With only a short and uneventful stop at a military roadblock just outside Samaru to delay our journey, we returned back whilst there was still light – both in the sky, and more surprisingly in the electricity wires.

Despite being 1,000s of miles away in Africa, our celebrations of church, water, lunch and good company was very similar to those being had by friends and colleagues at St Magnus' in the City of London at the same time.


Alison said...

You've definitely taken to the headscarves, haven't you? You're definitely the one who wears them most (apart from the Nigerians, I mean).

Anonymous said...

Hi Cecil,
Jared here - well I have to say I never expected to see a dam in the middle of Nigeria that was worthy of being called a lake...it looked huge...you should have taken your togues. And I was amazed to see a palm tree growing in the middle of it....or is that a carry over effect of your larium....I can't be sure!! Hahaha!!
Your lunch looked scrumptious (esp the Irish spuds)!!
The service on Sunday was very well attended - 200 plus people and lets just say that they rasied the bar in terms of the lunch but Franks at St Magnus is still on the top shelf! Great photos and great food care of my mum's name sake. Take care.
Love Jared xx

Olusegun Osewa said...

I searched for Father Haverty and came across this beautiful story. Made me feel so nostalgic.
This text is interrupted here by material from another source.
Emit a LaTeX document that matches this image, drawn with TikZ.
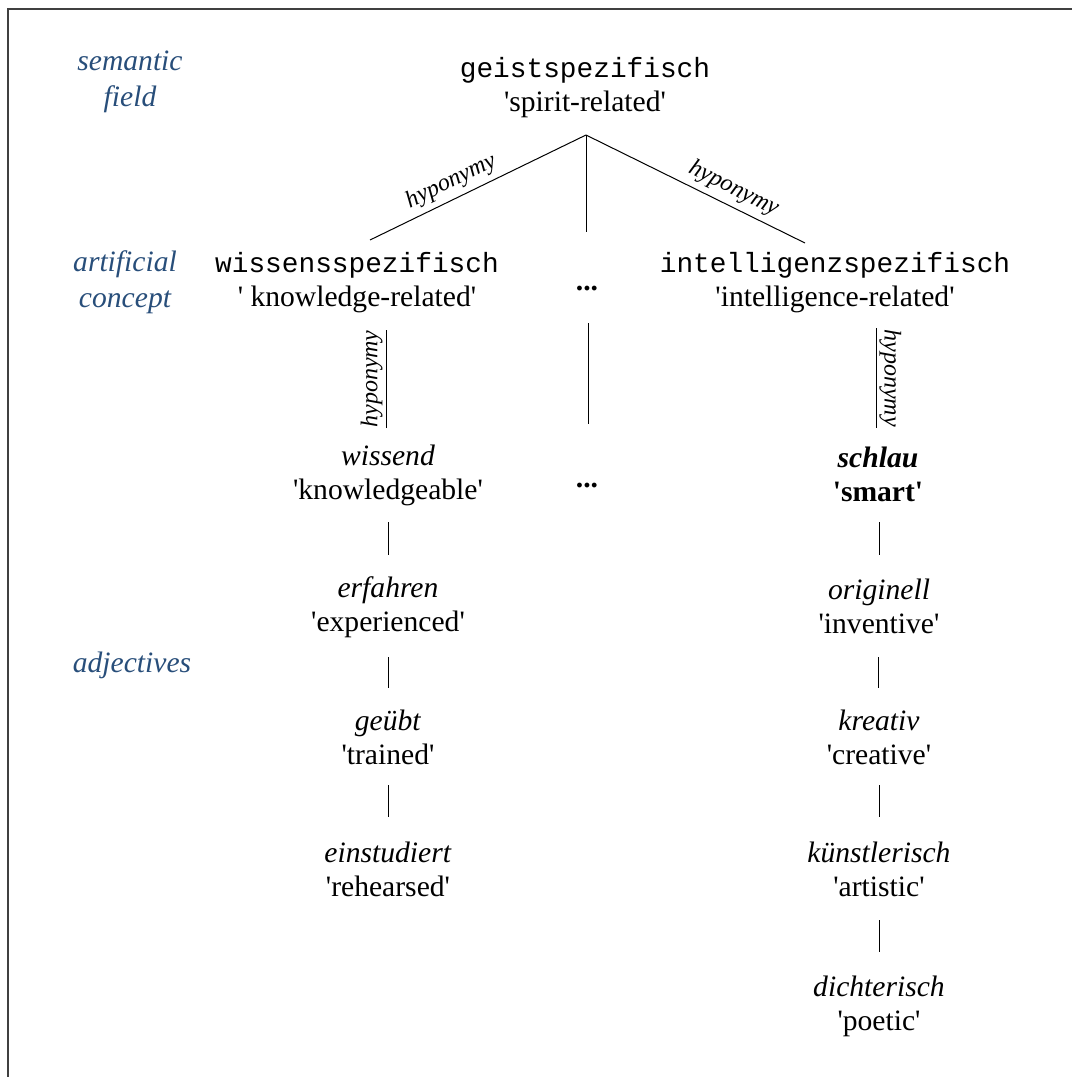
\documentclass[tikz,border=0pt]{standalone}
\usepackage{fontspec}
\setmainfont{Liberation Serif}
\setmonofont{Liberation Mono}
\usetikzlibrary{calc}
\definecolor{lblblue}{RGB}{40,78,122}
\newcommand\mono[1]{{\fontsize{13.9}{17}\selectfont\ttfamily #1}}
\newcommand\q{\textquotesingle}
\begin{document}
\begin{tikzpicture}[x=0.5pt,y=-0.5pt,
  word/.style={align=center, inner sep=0pt, font=\fontsize{14.8}{17}\selectfont},
  fieldlabel/.style={align=center, inner sep=0pt, text=lblblue, font=\fontsize{14.8}{18}\selectfont\itshape},
  rel/.style={line width=0.5pt},
  hyp/.style={font=\fontsize{12}{14}\selectfont\itshape, inner sep=1.5pt},
  hypd/.style={hyp, inner sep=2.8pt},
  frameline/.style={line width=0.8pt, black!75}]
\useasboundingbox (0,0) rectangle (1072,1077);
\draw[frameline] (8,1077) -- (8,9) -- (1072,9);

% level labels
\node[fieldlabel] (lsem) at (130,82) {semantic\\field};
\node[fieldlabel] (lart) at (125,282) {artificial\\concept};
\node[fieldlabel] (ladj) at (132,665) {adjectives};

% nodes
\node[word] (geist) at (585,88) {\mono{geistspezifisch}\\\q spirit-related\q};
\node[word] (wissens) at (357,283) {\mono{wissensspezifisch}\\\q\ knowledge-related\q};
\node[word] (intell) at (835,283) {\mono{intelligenzspezifisch}\\\q intelligence-related\q};
\node[word] (dotsA) at (587,289) {\textbf{...}};
\node[word] (wissend) at (388,475) {\textit{wissend}\\\q knowledgeable\q};
\node[word] (dotsB) at (587,486) {\textbf{...}};
\node[word] (schlau) at (878,474) {\textbf{\textit{schlau}}\\\textbf{\q smart\q}};
\node[word] (erfahren) at (388,607) {\textit{erfahren}\\\q experienced\q};
\node[word] (originell) at (879,606) {\textit{originell}\\\q inventive\q};
\node[word] (geuebt) at (388,737) {\textit{geübt}\\\q trained\q};
\node[word] (kreativ) at (879,737) {\textit{kreativ}\\\q creative\q};
\node[word] (einstudiert) at (388,869) {\textit{einstudiert}\\\q rehearsed\q};
\node[word] (kuenst) at (879,869) {\textit{künstlerisch}\\\q artistic\q};
\node[word] (dichter) at (879,1006) {\textit{dichterisch}\\\q poetic\q};

% connectors from top node
\draw[rel] ($(wissens.center)+(13,-43)$) -- node[hypd, pos=0.41, sloped, above] {hyponymy} ($(geist.center)+(1,47)$);
\draw[rel] ($(geist.center)+(1,47)$) -- ($(dotsA.center)+(-1,-57)$);
\draw[rel] ($(geist.center)+(1,47)$) -- node[hypd, pos=0.64, sloped, above] {hyponymy} ($(intell.center)+(-30,-40)$);

% second level
\draw[rel] ($(wissend.center)+(-2,-47)$) -- node[hyp, midway, rotate=90, anchor=south] {hyponymy} ($(wissens.center)+(29,47)$);
\draw[rel] ($(dotsA.center)+(1,34)$) -- ($(dotsB.center)+(1,-62)$);
\draw[rel] ($(intell.center)+(41,45)$) -- node[hyp, midway, rotate=-90, anchor=south] {hyponymy} ($(schlau.center)+(-2,-46)$);

% adjective chains
\draw[rel] ($(wissend.center)+(0,47)$) -- ($(erfahren.center)+(0,-52)$);
\draw[rel] ($(erfahren.center)+(0,50)$) -- ($(geuebt.center)+(0,-49)$);
\draw[rel] ($(geuebt.center)+(0,48)$) -- ($(einstudiert.center)+(0,-52)$);
\draw[rel] ($(schlau.center)+(1,48)$) -- ($(originell.center)+(0,-51)$);
\draw[rel] ($(originell.center)+(-1,51)$) -- ($(kreativ.center)+(-1,-49)$);
\draw[rel] ($(kreativ.center)+(0,48)$) -- ($(kuenst.center)+(0,-52)$);
\draw[rel] ($(kuenst.center)+(0,51)$) -- ($(dichter.center)+(0,-54)$);
\end{tikzpicture}
\end{document}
Father Haverty administered the sacraments of Holy Baptism, Holy Communion and Confirmation on me some 30 odd years ago at the NASA Catholic Church, close to Kachia. I remember him everyday. It was so refreshing seeing a picture of him again.

God bless this wonderful steward!

Cicely Brown said...

Thanks for taking the time to comment Olusegun.. It seems a long time ago now but I love re-reading the blog and all the great experiences and it's wonderful to know that someone, even if just one person, out there might be appreciating it too!